Abstract

abstract:

This study used Critical Race Theory to examine the economic model of the NCAA, through Article 12 (amateurism), which prohibits student-athletes from economically benefitting from their own name, image, and likeness (NIL), and whether the aforementioned policy is equitable in regard to the Black male athletes participating in revenue sports.
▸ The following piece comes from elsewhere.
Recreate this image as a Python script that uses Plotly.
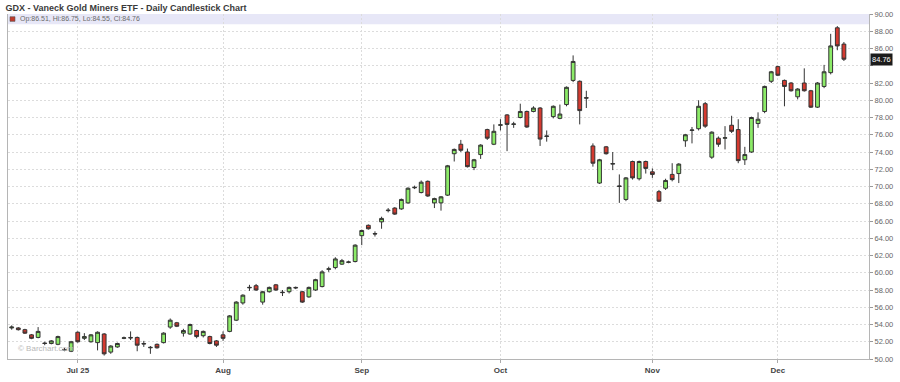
import plotly.graph_objects as go

# ---- data ----
dates = [
    "2025-06-16", "2025-06-17", "2025-06-18", "2025-06-20", "2025-06-23", "2025-06-24", "2025-06-25",
    "2025-06-26", "2025-06-27", "2025-06-30",
    "2025-07-01", "2025-07-02", "2025-07-03", "2025-07-07", "2025-07-08", "2025-07-09", "2025-07-10",
    "2025-07-11", "2025-07-14", "2025-07-15", "2025-07-16", "2025-07-17", "2025-07-18", "2025-07-21",
    "2025-07-22", "2025-07-23", "2025-07-24", "2025-07-25", "2025-07-28", "2025-07-29", "2025-07-30",
    "2025-07-31",
    "2025-08-01", "2025-08-04", "2025-08-05", "2025-08-06", "2025-08-07", "2025-08-08", "2025-08-11",
    "2025-08-12", "2025-08-13", "2025-08-14", "2025-08-15", "2025-08-18", "2025-08-19", "2025-08-20",
    "2025-08-21", "2025-08-22", "2025-08-25", "2025-08-26", "2025-08-27", "2025-08-28", "2025-08-29",
    "2025-09-02", "2025-09-03", "2025-09-04", "2025-09-05", "2025-09-08", "2025-09-09", "2025-09-10",
    "2025-09-11", "2025-09-12", "2025-09-15", "2025-09-16", "2025-09-17", "2025-09-18", "2025-09-19",
    "2025-09-22", "2025-09-23", "2025-09-24", "2025-09-25", "2025-09-26", "2025-09-29", "2025-09-30",
    "2025-10-01", "2025-10-02", "2025-10-03", "2025-10-06", "2025-10-07", "2025-10-08", "2025-10-09",
    "2025-10-10", "2025-10-13", "2025-10-14", "2025-10-15", "2025-10-16", "2025-10-17", "2025-10-20",
    "2025-10-21", "2025-10-22", "2025-10-23", "2025-10-24", "2025-10-27", "2025-10-28", "2025-10-29",
    "2025-10-30", "2025-10-31",
    "2025-11-03", "2025-11-04", "2025-11-05", "2025-11-06", "2025-11-07", "2025-11-10", "2025-11-11",
    "2025-11-12", "2025-11-13", "2025-11-14", "2025-11-17", "2025-11-18", "2025-11-19", "2025-11-20",
    "2025-11-21", "2025-11-24", "2025-11-25", "2025-11-26", "2025-11-28",
    "2025-12-01", "2025-12-02", "2025-12-03", "2025-12-04", "2025-12-05", "2025-12-08", "2025-12-09",
    "2025-12-10", "2025-12-11", "2025-12-12", "2025-12-15",
]

opens = [
    53.6, 53.6, 53.4, 52.8, 52.5, 51.85, 51.8, 51.7, 51.1, 50.9,
    53.1, 52.4, 52.0, 51.9, 52.9, 50.8, 51.4, 52.4, 52.5, 52.5, 51.8, 51.3, 51.7, 51.9,
    53.7, 54.2, 53.0, 52.9, 53.3, 52.7, 52.6, 52.1,
    52.8, 53.2, 54.5, 56.5, 58.25, 58.5, 56.6, 57.8, 58.6, 57.75, 57.8, 58.3, 57.8, 57.2,
    58.0, 58.4, 60.4, 60.6, 61.0, 61.2, 61.3,
    64.3, 65.5, 64.55, 65.9, 67.2, 67.5, 67.4, 68.1, 69.85, 69.3, 70.6, 68.1, 68.1, 69.0,
    73.8, 74.9, 74.0, 72.2, 73.7, 76.6, 74.9,
    77.1, 78.3, 77.2, 78.0, 78.7, 78.7, 79.1, 75.8, 78.1, 77.9, 79.5, 82.3, 82.2, 80.3,
    74.7, 70.4, 74.6, 72.6, 70.0, 68.5, 72.9, 70.9, 72.9,
    71.7, 69.4, 69.8, 71.4, 71.5, 75.3, 76.5, 76.7, 79.6, 73.4, 75.6, 75.6, 77.1, 76.6,
    73.1, 74.0, 77.3, 78.7, 82.2,
    83.9, 82.3, 82.0, 80.4, 82.0, 81.1, 79.2, 81.6, 83.2, 88.4, 86.51,
]

highs = [
    53.9, 53.7, 53.5, 52.9, 53.7, 52.0, 52.2, 52.7, 51.3, 52.1,
    53.2, 53.0, 52.9, 53.2, 53.0, 51.6, 51.9, 52.6, 53.2, 52.6, 52.1, 51.5, 51.8, 53.1,
    54.7, 54.3, 53.5, 54.1, 53.4, 53.3, 52.7, 52.2,
    53.2, 55.1, 56.7, 57.5, 58.6, 58.7, 57.9, 58.4, 58.7, 58.0, 58.4, 58.4, 57.9, 58.4,
    59.3, 60.3, 60.7, 61.8, 61.6, 61.4, 63.3,
    65.0, 65.6, 64.8, 66.5, 67.5, 67.6, 68.6, 69.9, 70.1, 70.7, 70.7, 68.7, 68.9, 72.5,
    74.4, 75.4, 74.4, 73.2, 74.9, 76.7, 77.2,
    77.8, 78.4, 77.5, 79.6, 78.8, 79.3, 79.2, 76.5, 79.4, 79.5, 81.6, 85.2, 82.3, 81.1,
    75.0, 73.2, 74.7, 74.0, 71.4, 71.1, 73.0, 73.0, 73.0,
    72.1, 69.6, 70.9, 72.7, 72.7, 76.1, 76.9, 80.0, 79.8, 76.4, 75.8, 77.0, 78.2, 77.8,
    74.6, 78.1, 78.6, 81.7, 83.4,
    84.0, 82.4, 82.1, 81.4, 83.7, 81.2, 82.1, 84.1, 87.7, 88.6, 86.75,
]

lows = [
    53.4, 53.3, 52.9, 52.3, 52.4, 51.6, 51.7, 51.6, 50.9, 50.8,
    51.9, 52.2, 51.9, 51.0, 50.4, 50.6, 51.3, 52.3, 52.2, 50.9, 51.4, 50.6, 51.2, 51.8,
    53.5, 53.7, 52.6, 52.8, 52.4, 52.5, 51.7, 51.4,
    52.1, 53.1, 54.4, 56.3, 57.9, 57.9, 56.3, 57.7, 57.9, 57.3, 57.6, 58.1, 56.5, 57.1,
    57.9, 58.3, 60.1, 60.4, 60.9, 61.1, 61.2,
    63.2, 65.0, 64.2, 65.1, 67.0, 66.7, 67.3, 68.0, 69.7, 69.2, 68.8, 67.5, 67.2, 68.9,
    72.9, 74.0, 72.2, 71.9, 73.2, 75.4, 74.8,
    76.5, 74.1, 76.8, 77.9, 76.8, 78.6, 74.7, 75.2, 77.9, 77.8, 79.3, 82.1, 77.2, 79.1,
    72.3, 70.3, 73.7, 71.9, 68.1, 68.3, 70.8, 70.7, 71.5,
    71.0, 68.2, 69.6, 70.6, 70.4, 74.6, 75.0, 76.5, 76.8, 73.2, 74.6, 74.3, 76.2, 72.7,
    72.5, 73.9, 76.8, 78.5, 82.0,
    82.8, 79.3, 81.0, 80.1, 81.0, 79.1, 79.1, 81.4, 83.0, 85.8, 84.55,
]

closes = [
    53.7, 53.4, 53.0, 52.4, 53.2, 51.8, 52.1, 52.6, 51.05, 52.0,
    52.0, 52.6, 52.8, 53.1, 50.6, 51.5, 51.8, 52.45, 52.45, 51.6, 51.75, 51.35, 51.3, 53.0,
    54.5, 53.8, 53.3, 54.0, 52.6, 53.2, 51.8, 51.6,
    52.4, 55.0, 56.6, 57.4, 58.3, 58.0, 57.8, 58.3, 58.0, 57.7, 58.3, 58.25, 56.6, 58.3,
    59.2, 60.1, 60.45, 61.6, 61.4, 61.25, 63.2,
    64.9, 65.1, 64.5, 66.3, 67.25, 66.8, 68.5, 69.8, 69.9, 70.5, 68.9, 68.6, 68.8, 72.4,
    74.3, 74.2, 72.3, 73.1, 74.8, 75.6, 76.4,
    77.15, 77.2, 77.25, 78.7, 76.9, 79.1, 75.5, 75.85, 79.3, 78.4, 81.5, 84.5, 78.8, 80.25,
    72.7, 73.1, 73.8, 72.65, 70.05, 71.0, 71.0, 72.9, 72.1,
    71.4, 68.3, 70.7, 70.8, 72.6, 76.0, 76.55, 79.3, 77.0, 76.3, 74.9, 75.65, 76.4, 73.0,
    73.7, 78.0, 77.8, 81.6, 83.3,
    82.9, 81.6, 81.1, 81.3, 81.1, 79.2, 82.0, 83.3, 86.3, 86.3, 84.76,
]

y_ticks = [50, 52, 54, 56, 58, 60, 62, 64, 66, 68, 70, 72, 74, 76, 78, 80, 82, 84, 86, 88, 90]
y_tick_text = ["50.00", "52.00", "54.00", "56.00", "58.00", "60.00", "62.00", "64.00", "66.00",
               "68.00", "70.00", "72.00", "74.00", "76.00", "78.00", "80.00", "82.00", "",
               "86.00", "88.00", "90.00"]
month_ticks = ["2025-07-01", "2025-08-01", "2025-09-02", "2025-10-01", "2025-11-03", "2025-12-01"]
month_labels = ["Jul 25", "Aug", "Sep", "Oct", "Nov", "Dec"]

title_text = "GDX - Vaneck Gold Miners ETF - Daily Candlestick Chart"
last_open, last_high, last_low, last_close = opens[-1], highs[-1], lows[-1], closes[-1]
header_text = f"Op:{last_open:.2f}, Hi:{last_high:.2f}, Lo:{last_low:.2f}, Cl:{last_close:.2f}"

FONT = "Liberation Sans, Arial, sans-serif"
GREEN = "#8CEB68"
RED = "#D43A30"
OUTLINE = "#333333"
GRID = "#dcdcdc"

fig = go.Figure(go.Candlestick(
    x=dates, open=opens, high=highs, low=lows, close=closes,
    increasing=dict(line=dict(color=OUTLINE, width=1), fillcolor=GREEN),
    decreasing=dict(line=dict(color=OUTLINE, width=1), fillcolor=RED),
    whiskerwidth=0,
    showlegend=False,
))

PLOT_H = 382 - 14 - 16
band_frac = 10.5 / PLOT_H

fig.update_layout(
    width=900, height=382,
    margin=dict(l=7, r=29, t=14, b=16, pad=0),
    paper_bgcolor="white", plot_bgcolor="white",
    boxgap=0.18,
    font=dict(family=FONT, color="#555"),
    title=dict(text=f"<b>{title_text}</b>", x=0.006, xanchor="left", xref="container",
               y=1 - 7.5 / 382, yanchor="middle", yref="container",
               font=dict(family=FONT, size=9, color="#3a3a3a")),
    xaxis=dict(
        type="category", range=[-0.56, 129.8],
        tickmode="array", tickvals=month_ticks,
        ticktext=[f"<b>{t}</b>" for t in month_labels],
        tickfont=dict(family=FONT, size=8, color="#444"),
        showgrid=True, gridcolor=GRID, griddash="2px,2px", gridwidth=1,
        ticks="outside", ticklen=3, tickcolor="#aaa",
        showline=True, linecolor="#b5b5b5", linewidth=1,
        rangeslider=dict(visible=False), fixedrange=True,
    ),
    yaxis=dict(
        side="right", range=[50, 90],
        tickmode="array", tickvals=y_ticks, ticktext=y_tick_text,
        tickfont=dict(family=FONT, size=7.5, color="#666"),
        showgrid=True, gridcolor=GRID, griddash="2px,2px", gridwidth=1,
        ticks="outside", ticklen=3, tickcolor="#999",
        showline=True, mirror=True, linecolor="#b5b5b5", linewidth=1,
        zeroline=False, fixedrange=True,
    ),
    shapes=[
        dict(type="rect", xref="paper", yref="paper", x0=0, x1=1, y0=1 - band_frac, y1=1,
             fillcolor="#E7E7F7", line=dict(width=0), layer="below"),
        dict(type="rect", xref="paper", yref="paper", x0=2 / 864, x1=7 / 864,
             y0=1 - 7.5 / PLOT_H, y1=1 - 2.8 / PLOT_H,
             fillcolor="#C0392B", line=dict(color="#555", width=0.6)),
    ],
    annotations=[
        dict(text=header_text, xref="paper", yref="paper", x=10 / 864, y=1 - 5.2 / PLOT_H,
             xanchor="left", yanchor="middle", showarrow=False,
             font=dict(family=FONT, size=7, color="#6a6a6a")),
        dict(text="© Barchart.com", xref="paper", yref="paper", x=8 / 864, y=(366 - 355) / PLOT_H,
             xanchor="left", yanchor="middle", showarrow=False,
             font=dict(family=FONT, size=8, color="#b8b8b8")),
        dict(text=f"{last_close:.2f}", xref="paper", yref="y", x=1, y=last_close,
             xanchor="left", yanchor="middle", xshift=1, showarrow=False,
             bgcolor="#1c1c1c", borderpad=1,
             font=dict(family=FONT, size=7.5, color="white")),
    ],
)

fig.write_html("out.html")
This critical case study analyzes the NCAA's implementation of Bylaw Article 12. Conducting this analysis from a critical perspective, we used tenets from Critical Race Theory (CRT), and also adopted components from a critical policy analysis approach (Young and Diem 2017) focusing on: (1) differences between NCAA policy rhetoric and practice (what policy "states" about NCAA athletics and how those policies are enforced) based on prior research and available NCAA data; (2) sources of the policy and how it developed over time; (3) distribution of power, resources, and knowledge in NCAA athletics; (4) inequality, power, and privilege (how students of color are [or are not] represented in the policy); and (5) resistance among NCAA athletes such that students of color become involved to self-advocate and make their voices heard (Antony-Newman 2019; Wright, Whitaker, Khalifa, and Briscoe 2020). The findings support differences between policy language and the implementation of the policy proves problematic, as it belies the true spirit of the policy and produces inequity within the treatment of student-athletes. Additionally, this paper makes recommendations as to how the NCAA can equitably compensate student-athletes.